- [PROBLEM REQUIREMENTS] Without including the pictures, copy out every line below.

- [RECORDED INFORMATION]
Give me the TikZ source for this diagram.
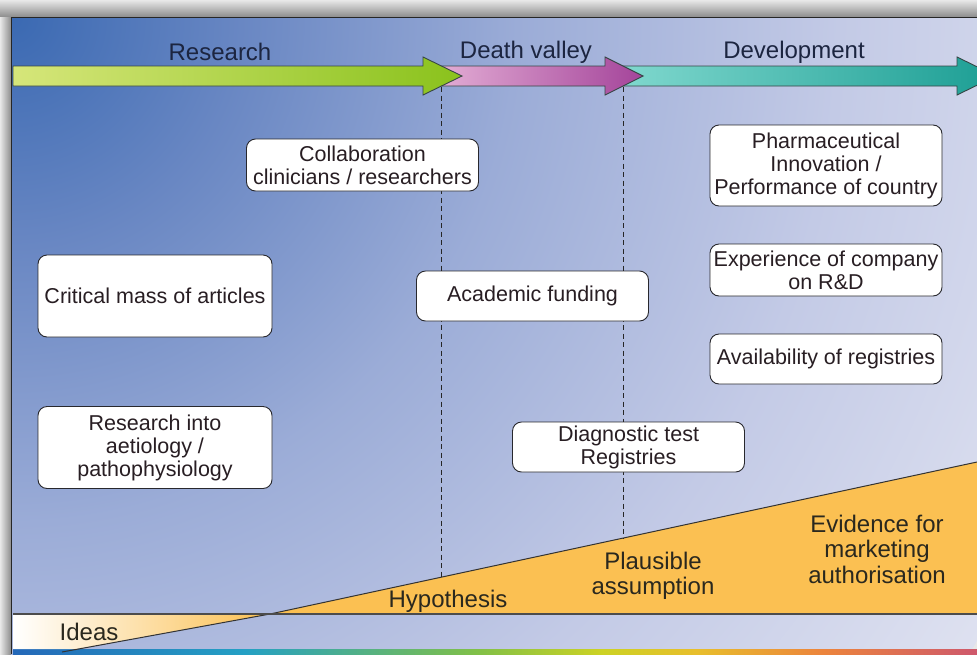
\documentclass[tikz,border=0pt]{standalone}
\usepackage{fontspec}
\setmainfont{Liberation Sans}

\definecolor{framegray}{RGB}{232,232,232}
\definecolor{bgA}{RGB}{58,105,178}
\definecolor{bgB}{RGB}{105,135,195}
\definecolor{bgC}{RGB}{155,172,215}
\definecolor{bgD}{RGB}{195,202,230}
\definecolor{bgE}{RGB}{222,225,240}
\definecolor{resA}{RGB}{214,230,122}
\definecolor{resB}{RGB}{138,194,28}
\definecolor{dvA}{RGB}{226,172,212}
\definecolor{dvB}{RGB}{164,68,154}
\definecolor{devA}{RGB}{128,216,206}
\definecolor{devB}{RGB}{28,158,148}
\definecolor{arrowedge}{RGB}{55,70,70}
\definecolor{evidence}{RGB}{251,192,82}
\definecolor{boxedge}{RGB}{40,40,45}
\definecolor{boxtext}{RGB}{40,30,35}
\definecolor{phasetext}{RGB}{28,37,64}
\definecolor{leveltext}{RGB}{42,40,30}
\definecolor{sp1}{RGB}{36,104,184}
\definecolor{sp2}{RGB}{36,160,196}
\definecolor{sp3}{RGB}{128,192,72}
\definecolor{sp4}{RGB}{204,210,36}
\definecolor{sp5}{RGB}{232,190,44}
\definecolor{sp6}{RGB}{236,132,60}
\definecolor{sp7}{RGB}{206,88,108}

\pgfdeclareradialshading{panelglow}{\pgfpoint{0bp}{0bp}}{color(0bp)=(bgA); color(5bp)=(bgB); color(11bp)=(bgC); color(18bp)=(bgD); color(25bp)=(bgE); color(50bp)=(bgE)}
\pgfdeclarehorizontalshading{spectrum}{100bp}{color(0bp)=(sp1); color(25bp)=(sp1); color(37bp)=(sp2); color(49bp)=(sp3); color(55.5bp)=(sp4); color(60.5bp)=(sp5); color(67bp)=(sp6); color(75bp)=(sp7); color(100bp)=(sp7)}

\newcommand{\factorfont}{\fontsize{21.5}{23}\selectfont}
\newcommand{\phasefont}{\fontsize{24}{26}\selectfont}
\newcommand{\levelfont}{\fontsize{24}{25.5}\selectfont}

\tikzset{
  factor/.style={draw=boxedge, fill=white, line width=0.9pt, rounded corners=9pt,
    align=center, inner sep=0pt, minimum width=232pt, text=boxtext, font=\factorfont},
  phase/.style={font=\phasefont, text=phasetext, inner sep=0pt},
  level/.style={font=\levelfont, text=leveltext, align=center, inner sep=0pt},
  split/.style={black!85, line width=0.9pt, dash pattern=on 5pt off 3.5pt},
  phasearrow/.style={draw=arrowedge, line width=0.9pt},
}

\begin{document}
\begin{tikzpicture}[x=1pt, y=-1pt]
    \useasboundingbox (0,0) rectangle (977,654);
    % Frame and shadow
    \fill[framegray] (0,0) rectangle (977,654);
    \shade[top color=framegray, bottom color=black!45] (0,0) rectangle (977,17);
    \shade[left color=framegray, right color=black!45] (0,17) rectangle (11,654);
    % Panel background
    \begin{scope}
        \clip (11,17) rectangle (977,654);
        \shade[shading=panelglow] (11,17) circle (1150pt);
    \end{scope}
    \draw[black!85, line width=1pt] (11,654) -- (11,17) -- (977,17);
    % Spectrum strip
    \shade[shading=spectrum] (13,649) rectangle (977,654);
    % Evidence wedge
    \shade[left color=white, middle color=evidence!25!white, right color=evidence]
        (13,614) -- (270,614) -- (77,649) -- (13,649) -- cycle;
    \fill[evidence] (270,614) -- (977,462) -- (977,614) -- cycle;
    \draw[black!80, line width=1pt] (62,652) -- (270,614) -- (977,462);
    \draw[black!70, line width=1.4pt] (13,614) -- (977,614);
    % Death valley borders
    \coordinate (valleyin) at (441,87);
    \coordinate (valleyinfoot) at (441,577);
    \coordinate (valleyout) at (623,87);
    \coordinate (valleyoutfoot) at (623,538);
    \draw[split] (valleyin) -- (valleyinfoot);
    \draw[split] (valleyout) -- (valleyoutfoot);
    % Phase arrows
    \begin{scope}
        \clip (11,17) rectangle (977,654);
        \shadedraw[phasearrow, left color=devA, right color=devB]
            (620,66) -- (957,66) -- (957,57) -- (996,76) -- (957,95) -- (957,86) -- (620,86) -- cycle;
    \end{scope}
    \shadedraw[phasearrow, left color=dvA, right color=dvB]
        (440,66) -- (605,66) -- (605,57) -- (643,76) -- (605,95) -- (605,86) -- (440,86) -- cycle;
    \shadedraw[phasearrow, left color=resA, right color=resB]
        (13,66) -- (423,66) -- (423,57) -- (462,76) -- (423,95) -- (423,86) -- (13,86) -- cycle;
    % Phase labels
    \node[phase] (research) at (220,52) {Research};
    \node[phase] (valley) at (526,52) {Death valley};
    \node[phase] (development) at (794,52) {Development};
    % Factors
    \node[factor, minimum height=52pt] (collab) at (362.5,165) {Collaboration\\clinicians / researchers};
    \node[factor, minimum width=234pt, minimum height=82pt] (articles) at (155,296) {Critical mass of articles};
    \node[factor, minimum width=234pt, minimum height=82pt] (aetiology) at (155,447.5) {Research into\\aetiology /\\pathophysiology};
    \node[factor, minimum height=50pt] (funding) at (532.5,296) {Academic funding};
    \node[factor, minimum height=50pt] (diagnostic) at (628.5,447) {Diagnostic test\\Registries};
    \node[factor, minimum height=81pt] (innovation) at (826,165.5) {Pharmaceutical\\Innovation /\\Performance of country};
    \node[factor, minimum height=52pt] (experience) at (826,270) {Experience of company\\on R\&D};
    \node[factor, minimum height=50pt] (registries) at (826,359) {Availability of registries};
    % Evidence levels
    \node[level] (ideas) at (89,632) {Ideas};
    \node[level] (hypothesis) at (448,601) {Hypothesis};
    \node[level] (plausible) at (653,576) {Plausible\\assumption};
    \node[level] (marketing) at (877,549) {Evidence for\\marketing\\authorisation};
\end{tikzpicture}
\end{document}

- [EXERCISE SOLUTION]
Give me the TikZ source for this diagram.
\documentclass[tikz,border=0pt]{standalone}
\usepackage{fontspec}
\setmainfont{Liberation Sans}

\definecolor{framegray}{RGB}{232,232,232}
\definecolor{bgA}{RGB}{58,105,178}
\definecolor{bgB}{RGB}{105,135,195}
\definecolor{bgC}{RGB}{155,172,215}
\definecolor{bgD}{RGB}{195,202,230}
\definecolor{bgE}{RGB}{222,225,240}
\definecolor{resA}{RGB}{214,230,122}
\definecolor{resB}{RGB}{138,194,28}
\definecolor{dvA}{RGB}{226,172,212}
\definecolor{dvB}{RGB}{164,68,154}
\definecolor{devA}{RGB}{128,216,206}
\definecolor{devB}{RGB}{28,158,148}
\definecolor{arrowedge}{RGB}{55,70,70}
\definecolor{evidence}{RGB}{251,192,82}
\definecolor{boxedge}{RGB}{40,40,45}
\definecolor{boxtext}{RGB}{40,30,35}
\definecolor{phasetext}{RGB}{28,37,64}
\definecolor{leveltext}{RGB}{42,40,30}
\definecolor{sp1}{RGB}{36,104,184}
\definecolor{sp2}{RGB}{36,160,196}
\definecolor{sp3}{RGB}{128,192,72}
\definecolor{sp4}{RGB}{204,210,36}
\definecolor{sp5}{RGB}{232,190,44}
\definecolor{sp6}{RGB}{236,132,60}
\definecolor{sp7}{RGB}{206,88,108}

\pgfdeclareradialshading{panelglow}{\pgfpoint{0bp}{0bp}}{color(0bp)=(bgA); color(5bp)=(bgB); color(11bp)=(bgC); color(18bp)=(bgD); color(25bp)=(bgE); color(50bp)=(bgE)}
\pgfdeclarehorizontalshading{spectrum}{100bp}{color(0bp)=(sp1); color(25bp)=(sp1); color(37bp)=(sp2); color(49bp)=(sp3); color(55.5bp)=(sp4); color(60.5bp)=(sp5); color(67bp)=(sp6); color(75bp)=(sp7); color(100bp)=(sp7)}

\newcommand{\factorfont}{\fontsize{21.5}{23}\selectfont}
\newcommand{\phasefont}{\fontsize{24}{26}\selectfont}
\newcommand{\levelfont}{\fontsize{24}{25.5}\selectfont}

\tikzset{
  factor/.style={draw=boxedge, fill=white, line width=0.9pt, rounded corners=9pt,
    align=center, inner sep=0pt, minimum width=232pt, text=boxtext, font=\factorfont},
  phase/.style={font=\phasefont, text=phasetext, inner sep=0pt},
  level/.style={font=\levelfont, text=leveltext, align=center, inner sep=0pt},
  split/.style={black!85, line width=0.9pt, dash pattern=on 5pt off 3.5pt},
  phasearrow/.style={draw=arrowedge, line width=0.9pt},
}

\begin{document}
\begin{tikzpicture}[x=1pt, y=-1pt]
    \useasboundingbox (0,0) rectangle (977,654);
    % Frame and shadow
    \fill[framegray] (0,0) rectangle (977,654);
    \shade[top color=framegray, bottom color=black!45] (0,0) rectangle (977,17);
    \shade[left color=framegray, right color=black!45] (0,17) rectangle (11,654);
    % Panel background
    \begin{scope}
        \clip (11,17) rectangle (977,654);
        \shade[shading=panelglow] (11,17) circle (1150pt);
    \end{scope}
    \draw[black!85, line width=1pt] (11,654) -- (11,17) -- (977,17);
    % Spectrum strip
    \shade[shading=spectrum] (13,649) rectangle (977,654);
    % Evidence wedge
    \shade[left color=white, middle color=evidence!25!white, right color=evidence]
        (13,614) -- (270,614) -- (77,649) -- (13,649) -- cycle;
    \fill[evidence] (270,614) -- (977,462) -- (977,614) -- cycle;
    \draw[black!80, line width=1pt] (62,652) -- (270,614) -- (977,462);
    \draw[black!70, line width=1.4pt] (13,614) -- (977,614);
    % Death valley borders
    \coordinate (valleyin) at (441,87);
    \coordinate (valleyinfoot) at (441,577);
    \coordinate (valleyout) at (623,87);
    \coordinate (valleyoutfoot) at (623,538);
    \draw[split] (valleyin) -- (valleyinfoot);
    \draw[split] (valleyout) -- (valleyoutfoot);
    % Phase arrows
    \begin{scope}
        \clip (11,17) rectangle (977,654);
        \shadedraw[phasearrow, left color=devA, right color=devB]
            (620,66) -- (957,66) -- (957,57) -- (996,76) -- (957,95) -- (957,86) -- (620,86) -- cycle;
    \end{scope}
    \shadedraw[phasearrow, left color=dvA, right color=dvB]
        (440,66) -- (605,66) -- (605,57) -- (643,76) -- (605,95) -- (605,86) -- (440,86) -- cycle;
    \shadedraw[phasearrow, left color=resA, right color=resB]
        (13,66) -- (423,66) -- (423,57) -- (462,76) -- (423,95) -- (423,86) -- (13,86) -- cycle;
    % Phase labels
    \node[phase] (research) at (220,52) {Research};
    \node[phase] (valley) at (526,52) {Death valley};
    \node[phase] (development) at (794,52) {Development};
    % Factors
    \node[factor, minimum height=52pt] (collab) at (362.5,165) {Collaboration\\clinicians / researchers};
    \node[factor, minimum width=234pt, minimum height=82pt] (articles) at (155,296) {Critical mass of articles};
    \node[factor, minimum width=234pt, minimum height=82pt] (aetiology) at (155,447.5) {Research into\\aetiology /\\pathophysiology};
    \node[factor, minimum height=50pt] (funding) at (532.5,296) {Academic funding};
    \node[factor, minimum height=50pt] (diagnostic) at (628.5,447) {Diagnostic test\\Registries};
    \node[factor, minimum height=81pt] (innovation) at (826,165.5) {Pharmaceutical\\Innovation /\\Performance of country};
    \node[factor, minimum height=52pt] (experience) at (826,270) {Experience of company\\on R\&D};
    \node[factor, minimum height=50pt] (registries) at (826,359) {Availability of registries};
    % Evidence levels
    \node[level] (ideas) at (89,632) {Ideas};
    \node[level] (hypothesis) at (448,601) {Hypothesis};
    \node[level] (plausible) at (653,576) {Plausible\\assumption};
    \node[level] (marketing) at (877,549) {Evidence for\\marketing\\authorisation};
\end{tikzpicture}
\end{document}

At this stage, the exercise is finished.